My kids can go through bananas like crazy for weeks at a
time. I feel like I buy them and only a
few days later they are gone, until I buy the bunch that I suddenly find left
hanging unwanted, unloved and turning brown on the banana hanger. But those are the bananas that are actually
the ones that are loved the most because those precious little guys are the
ones that get turned into banana chocolate chip muffins. And my boys and my husband go crazy for banana
chocolate chip muffins!
A few weeks ago,
I got the idea to make banana chocolate chip cookies but we were in the “I can’t
keep bananas in my house for more than three days” phase with my kids and I was
forced to wait until those few lone bananas were left on the banana hanger to
get brown. When that finally happened, I
decided to experiment with the standard chocolate chip recipe that I use from
the back of the Nestle Chocolate Chip bag. Using the same rationale of substituting
applesauce for fat in a recipe, I decided that the bananas could be a
substitute for some of the butter in this recipe. I also decided to cut out a little of the
sugar because I knew the bananas would also add their own level of sweetness to
the recipe. The batter was a little stickier than my usual chocolate chip cookie recipe, but if you have a small scoop with a squeeze handle, it was easy to keep the size consistent and to get it on to the pan.

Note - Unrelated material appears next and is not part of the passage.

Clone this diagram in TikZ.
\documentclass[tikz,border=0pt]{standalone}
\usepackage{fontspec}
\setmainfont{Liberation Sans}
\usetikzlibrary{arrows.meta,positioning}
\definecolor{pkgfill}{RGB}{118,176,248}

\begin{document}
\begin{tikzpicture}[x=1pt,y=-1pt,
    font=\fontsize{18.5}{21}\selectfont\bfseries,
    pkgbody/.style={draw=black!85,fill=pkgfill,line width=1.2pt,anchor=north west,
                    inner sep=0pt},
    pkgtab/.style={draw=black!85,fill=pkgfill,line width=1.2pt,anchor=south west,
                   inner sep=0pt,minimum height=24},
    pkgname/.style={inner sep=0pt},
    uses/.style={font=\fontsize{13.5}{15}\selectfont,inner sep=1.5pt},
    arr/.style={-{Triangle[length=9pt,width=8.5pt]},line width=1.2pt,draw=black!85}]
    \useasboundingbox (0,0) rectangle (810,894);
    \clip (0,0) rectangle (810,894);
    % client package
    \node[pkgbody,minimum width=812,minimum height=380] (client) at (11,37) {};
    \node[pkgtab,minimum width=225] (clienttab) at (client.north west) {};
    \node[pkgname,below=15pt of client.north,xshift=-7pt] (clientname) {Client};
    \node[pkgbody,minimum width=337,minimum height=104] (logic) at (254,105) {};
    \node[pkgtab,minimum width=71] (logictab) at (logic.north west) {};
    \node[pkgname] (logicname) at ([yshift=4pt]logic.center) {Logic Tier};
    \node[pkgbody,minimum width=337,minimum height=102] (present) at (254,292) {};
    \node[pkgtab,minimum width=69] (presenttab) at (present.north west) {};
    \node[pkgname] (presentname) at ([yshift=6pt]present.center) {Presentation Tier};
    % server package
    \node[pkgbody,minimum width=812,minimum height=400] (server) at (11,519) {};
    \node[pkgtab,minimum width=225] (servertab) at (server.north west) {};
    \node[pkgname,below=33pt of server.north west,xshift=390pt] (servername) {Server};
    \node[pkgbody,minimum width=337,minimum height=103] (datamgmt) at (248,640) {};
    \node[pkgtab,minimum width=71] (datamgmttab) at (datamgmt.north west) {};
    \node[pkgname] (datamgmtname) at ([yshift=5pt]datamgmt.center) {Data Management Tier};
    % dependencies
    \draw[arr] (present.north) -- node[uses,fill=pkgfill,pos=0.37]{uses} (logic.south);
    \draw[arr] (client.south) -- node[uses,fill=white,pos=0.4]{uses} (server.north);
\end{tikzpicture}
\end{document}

I use a small scoop for cookies because I like to make cookies that aren't the size of your head. That way, if I want to have something sweet, I don't have to feel guilty about eating a cookie. With that in mind, I was able to get 72 cookies. I would say the cookies were about an inch and a half to two inches in diameter. About the size of the break and bake mini cookies. Not that I have ever used them! :) (Funny side note, I always make cookies from scratch, but a few years ago for my son's birthday he asked if he could bring in chocolate chip cookies for his classroom. I said sure, then came down with a terrible cold, the last thing I wanted to do was bake a batch of cookies. So I ran to the store, bought the break and bakes, baked them up and took them into his school. Before I could tell him what I did, he starts telling everyone in his class what an awesome baker I am and how these will be the best cookies you have ever had. I didn't have the heart to tell him what I did. At one point one of his little classmates came up to me and said, "He's right! You are amazing! These are the best cookies I ever had!" The power of suggestion is an amazing thing!) Anyway, back to these cookies!!
The next area of
experimentation was the baking temperature and time. I turned the oven temperature down to 350
degrees from the 375 degrees that is normally used for my regular chocolate
chip cookie recipe. I don't know if that made a huge difference, I was just afraid of over-baking them. With the batter looking a little stickier I was afraid they might bake faster. As for the baking
time, I experimented with the first couple of trays and finally decided that 10
minutes was a good baking time. This was a surprise to me as I normally bake my cookies for less then the time recommended in most recipes and allow them to cool on the pan for about 5 minutes. They will continue to bake a little on the pan and I find this makes my cookies nice and chewy when they have completely cooled and not hard and crunchy. The
cookies were not hard, which is very important, because I hate over-baked
cookies! They did stick just a little to
the pan, so I needed to use some care in getting them off the cookie sheet, but
it wasn't that big of a deal.
The
consistency of these cookies was definitely more muffin-like than my normal
chocolate chip cookies which, as I said are usually a more chewy cookie. If you have had sugar-cake cookies (not just
sugar cookies, but sugar-cake, I
think it may be a PA Dutch thing) that was the consistency of these
cookies. But this is not a bad thing by any means!! They were very yummy and did not
last long at all. And while I may still experiment with the ratio of butter, eggs and bananas to play around with the consistency a little more to see if I can manage to make a chewier cookie, this recipe is
definitely a keeper!
Banana Chocolate Chip Cookies
2 1/4 cups flour
1 tsp baking soda
1 tsp salt
1/2 cup (1 stick) unsalted butter, softened
3/4 c brown sugar
1/2 c granulated sugar
2 bananas
1 tsp vanilla
2 eggs
12 oz bag semi-sweet chocolate chips
Preheat oven to 350 F
Combine dry ingredients in a bowl. Set aside.
In a mixing bowl, mix together butter and sugar until creamy. Add vanilla and bananas. Mix well. Add eggs. mix well. Slowly add flour mixture until incorporated. Stir in chips.
Drop by rounded scoops onto pan and bake for about 10 minutes. Edges should just barely be browned. Allow to cool on pan for about 5 minutes. Transfer to cooling rack and cool completely.
Used 2 cups flour, 1 cup while wheat, 1 cup white, added 1/2 teaspoon baking powder. Less cake like, almost there!